Otra vez esa música, la misma, la que desde hace 25 años no para de sonar cada campaña. Esa parte -cada vez menos ostentosa, afortunadamente- de nuestra democracia es algo que no cambia; ese sonido que nos asedia, nos incordia durante la semana y, en el peor de los casos, es capaz de reventar, como un cartucho en manos de un idiota, un mediodía plácido de sábado o una mañana tersa de domingo. Quizás llamarle música al sonido que sale de los altavoces de esos coches forrados de pancartas, con un copiloto patriótico que a menudo confunde muy peligrosamente su partido y su patria y asoma una bandera por la ventanilla, sea ser demasiado generoso.

Se ha escrito mucho acerca de las maldades de la música militar, pero muy poco o nada sobre las musiquillas que amenizan las campañas políticas, todas ellas nacidas y estancadas o fosilizadas en los años 70. Esas bandas sonoras horrísonas (entre película clasificada S, canción protesta y salmo posconciliar) que animan a la peña en los estadios y las ferias de muestras, que caldean a la parroquia en los frontones y las plazas de toros se han perpetuado milagrosamente, igual que Manuel Fraga en el parque jurásico gallego.

Es allí, por cierto, donde esta semana la ha armado Ronaldinho, el crack del Barcelona. El futbolista se cargó un cristal de la fachada de la catedral de Santiago de Compostela mientras rodaba un anuncio para promocionar el año Jacobeo 2004. Entre otras cosas, Ronaldo de Asís subió los peldaños de la escalinata de la catedral dándole cabezazos a una pelota. ¿Qué pueden preludiar las músicas que oímos estos días? Seguramente preludian políticos capaces de gastar el dinero de los contribuyentes en anuncios absurdos como el de un futbolista brasileño fusilando con la pierna derecha a los apóstoles del maestro Mateo.

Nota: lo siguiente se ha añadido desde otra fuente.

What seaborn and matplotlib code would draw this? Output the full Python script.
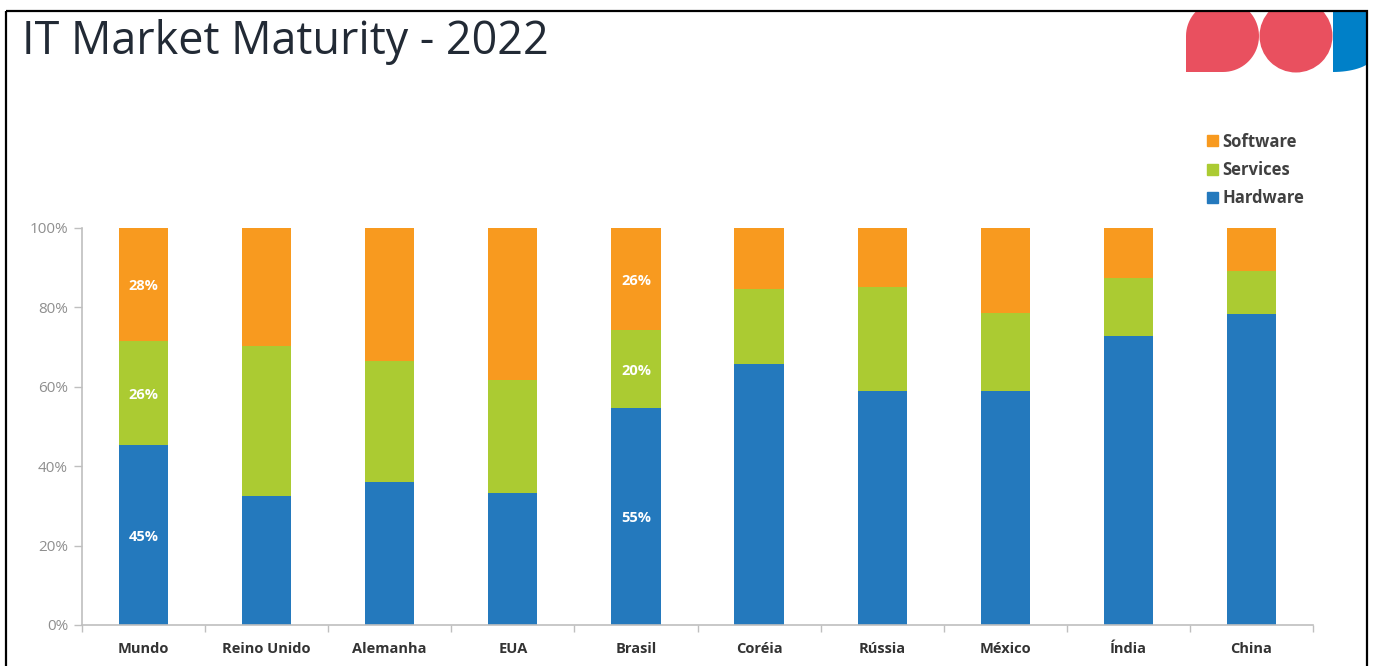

Si alguien les propusiera a los barandas que dieron la luz verde a esta carísima imbecilidad (supongo que el caché de Ronaldinho no será desdeñable) publicar, por ejemplo, una edición moderna y popular, al alcance de todos los públicos, del Códice Calixtino, seguro que torcían el semblante y, con suerte, se despedían del autor de la proposición aconsejándole que fuese realista y pusiese los pies en la tierra. Todo lo que no sea Ronaldinho o la metáfora de Ronaldinho es música celestial para la mayoría de nuestros gestores. La música que sale de los coches que estos días fatigan las ciudades no da lugar a engaño. Ellos creen que es la música que nos merecemos y quizás ellos son, en el fondo, lo que nos merecemos. Ellos son lo que hay. ¿Dónde está el Mozart de la política? ¿Dónde, al menos, su Carmelo Bernaola o su Luis de Pablo? Ana Belén apoya a Zapatero y Manolo Escobar a Rajoy. En fin, habría que repensar la democracia. Y cambiarle la música.